> _Problem to solve_
Retype the lines beneath this one, from the first through the line containing "const chLineN = [0, 60];". Pictures are left out.

+ + + + +

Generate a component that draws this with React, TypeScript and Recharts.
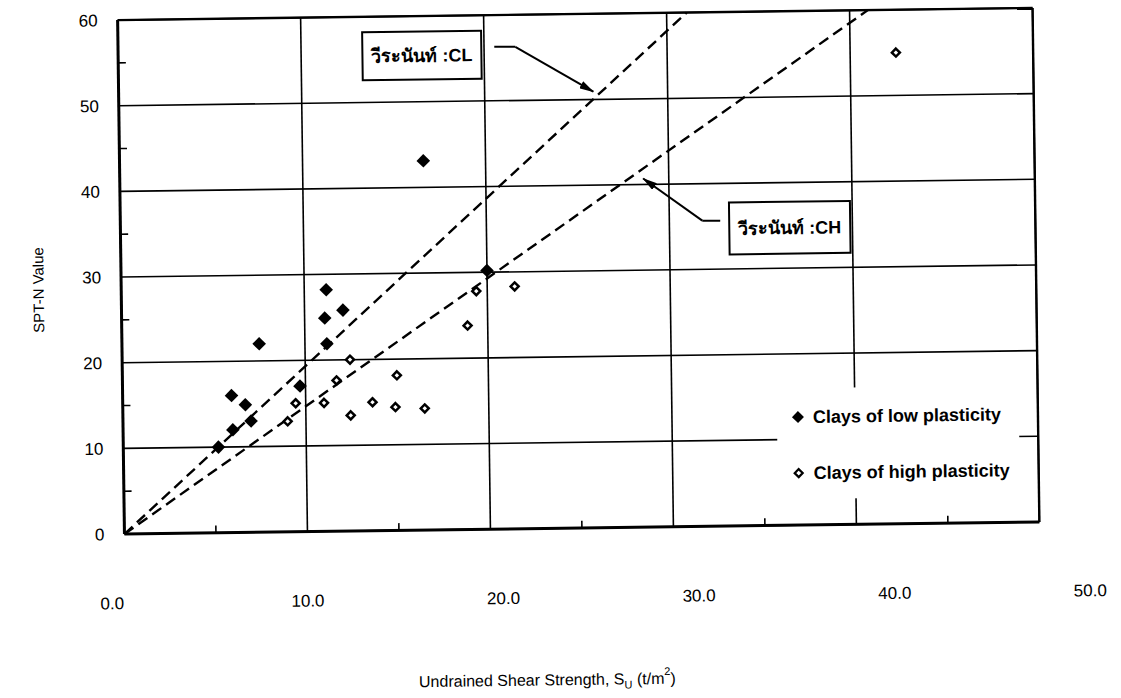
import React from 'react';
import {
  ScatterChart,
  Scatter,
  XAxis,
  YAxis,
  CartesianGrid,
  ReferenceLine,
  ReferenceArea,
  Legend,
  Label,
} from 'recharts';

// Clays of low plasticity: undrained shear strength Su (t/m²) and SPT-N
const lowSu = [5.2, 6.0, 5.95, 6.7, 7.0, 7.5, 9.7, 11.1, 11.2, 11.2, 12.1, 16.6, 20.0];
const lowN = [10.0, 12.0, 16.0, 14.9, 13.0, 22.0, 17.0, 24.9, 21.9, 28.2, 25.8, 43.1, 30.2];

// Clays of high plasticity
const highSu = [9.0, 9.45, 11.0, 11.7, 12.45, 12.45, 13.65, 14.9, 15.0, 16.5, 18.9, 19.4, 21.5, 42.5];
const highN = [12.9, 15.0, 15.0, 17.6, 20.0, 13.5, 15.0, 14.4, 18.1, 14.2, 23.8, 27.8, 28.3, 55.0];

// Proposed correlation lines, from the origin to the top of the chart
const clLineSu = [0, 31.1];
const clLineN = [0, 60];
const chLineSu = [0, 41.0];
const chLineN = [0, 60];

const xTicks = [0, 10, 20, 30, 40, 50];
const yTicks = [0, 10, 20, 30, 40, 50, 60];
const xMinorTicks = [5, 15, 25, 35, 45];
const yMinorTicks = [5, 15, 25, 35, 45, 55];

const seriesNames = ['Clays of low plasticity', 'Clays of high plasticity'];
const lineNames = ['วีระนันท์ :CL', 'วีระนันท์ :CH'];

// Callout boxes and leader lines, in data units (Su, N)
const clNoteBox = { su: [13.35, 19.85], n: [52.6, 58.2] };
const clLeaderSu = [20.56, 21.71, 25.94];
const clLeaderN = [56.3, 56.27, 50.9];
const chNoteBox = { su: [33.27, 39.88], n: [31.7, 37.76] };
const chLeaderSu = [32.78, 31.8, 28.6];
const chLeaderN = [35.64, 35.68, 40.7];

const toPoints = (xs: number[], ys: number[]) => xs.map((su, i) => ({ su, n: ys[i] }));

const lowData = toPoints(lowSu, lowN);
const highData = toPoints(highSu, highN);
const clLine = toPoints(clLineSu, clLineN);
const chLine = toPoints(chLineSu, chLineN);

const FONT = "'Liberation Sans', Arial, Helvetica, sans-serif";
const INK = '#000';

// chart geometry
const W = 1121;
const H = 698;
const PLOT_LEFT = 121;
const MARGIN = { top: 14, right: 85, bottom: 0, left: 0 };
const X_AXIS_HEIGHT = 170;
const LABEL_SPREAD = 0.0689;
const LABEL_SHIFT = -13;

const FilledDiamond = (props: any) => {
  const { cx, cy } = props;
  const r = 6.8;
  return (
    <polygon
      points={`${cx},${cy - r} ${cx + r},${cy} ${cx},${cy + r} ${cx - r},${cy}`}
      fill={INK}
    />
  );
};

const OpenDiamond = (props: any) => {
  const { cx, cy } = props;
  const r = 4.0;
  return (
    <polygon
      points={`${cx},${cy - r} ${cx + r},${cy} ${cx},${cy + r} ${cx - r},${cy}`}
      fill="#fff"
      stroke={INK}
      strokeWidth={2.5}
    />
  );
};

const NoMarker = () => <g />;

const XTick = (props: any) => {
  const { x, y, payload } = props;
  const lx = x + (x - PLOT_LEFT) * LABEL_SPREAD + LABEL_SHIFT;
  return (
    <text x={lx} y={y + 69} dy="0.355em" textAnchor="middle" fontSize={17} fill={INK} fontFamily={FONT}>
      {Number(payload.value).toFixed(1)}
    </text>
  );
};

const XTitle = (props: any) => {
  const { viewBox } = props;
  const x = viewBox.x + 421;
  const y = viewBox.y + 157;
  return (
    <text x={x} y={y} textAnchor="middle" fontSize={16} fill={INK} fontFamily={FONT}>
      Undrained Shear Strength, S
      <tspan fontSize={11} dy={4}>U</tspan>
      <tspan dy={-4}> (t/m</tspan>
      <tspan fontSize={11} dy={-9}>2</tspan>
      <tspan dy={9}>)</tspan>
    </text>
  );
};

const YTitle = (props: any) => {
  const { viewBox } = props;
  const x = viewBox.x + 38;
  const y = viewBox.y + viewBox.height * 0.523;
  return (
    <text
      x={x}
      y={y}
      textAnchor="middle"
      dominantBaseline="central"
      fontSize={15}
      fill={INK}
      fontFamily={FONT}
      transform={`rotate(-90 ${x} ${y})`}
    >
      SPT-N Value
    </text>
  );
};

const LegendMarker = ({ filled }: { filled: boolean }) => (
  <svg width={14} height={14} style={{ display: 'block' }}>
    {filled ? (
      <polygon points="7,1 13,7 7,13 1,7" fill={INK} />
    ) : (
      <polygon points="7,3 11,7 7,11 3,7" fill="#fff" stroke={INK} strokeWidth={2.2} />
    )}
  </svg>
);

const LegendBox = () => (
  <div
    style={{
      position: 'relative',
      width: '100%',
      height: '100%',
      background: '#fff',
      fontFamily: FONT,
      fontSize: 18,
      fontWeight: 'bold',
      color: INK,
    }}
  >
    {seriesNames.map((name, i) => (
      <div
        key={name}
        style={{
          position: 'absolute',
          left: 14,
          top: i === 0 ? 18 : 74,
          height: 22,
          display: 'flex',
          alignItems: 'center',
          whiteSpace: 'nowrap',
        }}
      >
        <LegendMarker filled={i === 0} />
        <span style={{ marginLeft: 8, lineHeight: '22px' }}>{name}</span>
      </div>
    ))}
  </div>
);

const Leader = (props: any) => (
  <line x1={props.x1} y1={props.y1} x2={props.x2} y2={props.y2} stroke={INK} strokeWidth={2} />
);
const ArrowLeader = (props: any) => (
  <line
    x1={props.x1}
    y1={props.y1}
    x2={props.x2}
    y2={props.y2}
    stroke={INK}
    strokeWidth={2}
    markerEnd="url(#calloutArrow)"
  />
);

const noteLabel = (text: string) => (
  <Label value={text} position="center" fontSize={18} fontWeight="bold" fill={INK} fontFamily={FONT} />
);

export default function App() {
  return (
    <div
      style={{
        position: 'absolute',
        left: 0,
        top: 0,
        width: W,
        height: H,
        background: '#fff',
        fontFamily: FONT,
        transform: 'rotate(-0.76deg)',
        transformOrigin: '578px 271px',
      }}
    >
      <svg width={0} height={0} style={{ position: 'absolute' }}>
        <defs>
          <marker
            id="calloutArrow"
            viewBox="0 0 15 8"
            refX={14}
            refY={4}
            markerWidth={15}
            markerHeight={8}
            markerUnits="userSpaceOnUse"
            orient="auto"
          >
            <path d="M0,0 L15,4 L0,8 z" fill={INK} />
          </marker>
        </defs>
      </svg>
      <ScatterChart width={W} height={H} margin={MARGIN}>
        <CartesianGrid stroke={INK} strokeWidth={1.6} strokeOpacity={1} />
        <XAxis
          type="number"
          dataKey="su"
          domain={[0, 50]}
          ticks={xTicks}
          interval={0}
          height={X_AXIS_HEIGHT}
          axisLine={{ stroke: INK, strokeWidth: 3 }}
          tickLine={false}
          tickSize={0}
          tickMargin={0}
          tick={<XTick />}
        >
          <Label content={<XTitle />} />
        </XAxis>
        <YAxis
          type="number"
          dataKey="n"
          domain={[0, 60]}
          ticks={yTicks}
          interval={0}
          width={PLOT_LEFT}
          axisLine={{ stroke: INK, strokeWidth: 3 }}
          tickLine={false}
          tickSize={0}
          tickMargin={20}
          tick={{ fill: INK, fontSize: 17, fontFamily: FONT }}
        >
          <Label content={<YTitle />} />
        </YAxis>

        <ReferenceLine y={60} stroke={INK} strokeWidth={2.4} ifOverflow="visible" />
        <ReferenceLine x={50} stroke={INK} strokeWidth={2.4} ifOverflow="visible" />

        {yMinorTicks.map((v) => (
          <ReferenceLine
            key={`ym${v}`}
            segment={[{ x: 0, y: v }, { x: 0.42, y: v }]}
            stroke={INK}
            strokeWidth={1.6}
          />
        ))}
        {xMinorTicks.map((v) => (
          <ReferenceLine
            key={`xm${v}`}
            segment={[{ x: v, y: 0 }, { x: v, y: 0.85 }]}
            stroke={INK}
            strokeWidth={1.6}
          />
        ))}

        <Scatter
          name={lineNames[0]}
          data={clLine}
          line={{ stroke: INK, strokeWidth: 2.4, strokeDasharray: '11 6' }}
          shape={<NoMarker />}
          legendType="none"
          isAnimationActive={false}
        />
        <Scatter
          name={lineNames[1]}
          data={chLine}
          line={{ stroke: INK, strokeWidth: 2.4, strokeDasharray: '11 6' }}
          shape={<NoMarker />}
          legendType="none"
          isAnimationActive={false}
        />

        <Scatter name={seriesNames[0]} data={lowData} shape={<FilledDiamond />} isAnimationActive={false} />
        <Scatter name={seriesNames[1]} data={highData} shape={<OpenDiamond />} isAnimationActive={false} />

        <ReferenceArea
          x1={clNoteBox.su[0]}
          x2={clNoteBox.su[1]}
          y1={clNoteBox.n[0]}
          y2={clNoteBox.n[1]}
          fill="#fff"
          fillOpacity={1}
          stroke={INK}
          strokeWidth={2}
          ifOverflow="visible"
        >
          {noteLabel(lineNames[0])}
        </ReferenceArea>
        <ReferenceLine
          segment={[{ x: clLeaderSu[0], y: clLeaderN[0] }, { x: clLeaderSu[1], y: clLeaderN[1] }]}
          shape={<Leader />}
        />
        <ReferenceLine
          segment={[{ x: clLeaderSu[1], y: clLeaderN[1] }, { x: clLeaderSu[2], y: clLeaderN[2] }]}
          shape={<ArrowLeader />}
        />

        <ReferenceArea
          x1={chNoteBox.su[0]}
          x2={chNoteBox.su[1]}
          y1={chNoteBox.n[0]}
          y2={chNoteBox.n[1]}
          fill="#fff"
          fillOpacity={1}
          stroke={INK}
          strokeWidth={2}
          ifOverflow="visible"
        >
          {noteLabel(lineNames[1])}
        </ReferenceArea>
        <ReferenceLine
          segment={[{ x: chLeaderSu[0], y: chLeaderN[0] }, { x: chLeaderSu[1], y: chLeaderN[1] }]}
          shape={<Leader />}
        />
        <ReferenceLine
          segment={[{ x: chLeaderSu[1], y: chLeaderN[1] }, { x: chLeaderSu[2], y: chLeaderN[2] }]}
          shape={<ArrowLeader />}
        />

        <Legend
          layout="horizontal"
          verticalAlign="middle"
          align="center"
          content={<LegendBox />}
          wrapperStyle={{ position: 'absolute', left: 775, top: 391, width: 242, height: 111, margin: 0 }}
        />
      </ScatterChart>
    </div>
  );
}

+ + + + +

> _Output_
Generate a component that draws this with React, TypeScript and Recharts.
import React from 'react';
import {
  ScatterChart,
  Scatter,
  XAxis,
  YAxis,
  CartesianGrid,
  ReferenceLine,
  ReferenceArea,
  Legend,
  Label,
} from 'recharts';

// Clays of low plasticity: undrained shear strength Su (t/m²) and SPT-N
const lowSu = [5.2, 6.0, 5.95, 6.7, 7.0, 7.5, 9.7, 11.1, 11.2, 11.2, 12.1, 16.6, 20.0];
const lowN = [10.0, 12.0, 16.0, 14.9, 13.0, 22.0, 17.0, 24.9, 21.9, 28.2, 25.8, 43.1, 30.2];

// Clays of high plasticity
const highSu = [9.0, 9.45, 11.0, 11.7, 12.45, 12.45, 13.65, 14.9, 15.0, 16.5, 18.9, 19.4, 21.5, 42.5];
const highN = [12.9, 15.0, 15.0, 17.6, 20.0, 13.5, 15.0, 14.4, 18.1, 14.2, 23.8, 27.8, 28.3, 55.0];

// Proposed correlation lines, from the origin to the top of the chart
const clLineSu = [0, 31.1];
const clLineN = [0, 60];
const chLineSu = [0, 41.0];
const chLineN = [0, 60];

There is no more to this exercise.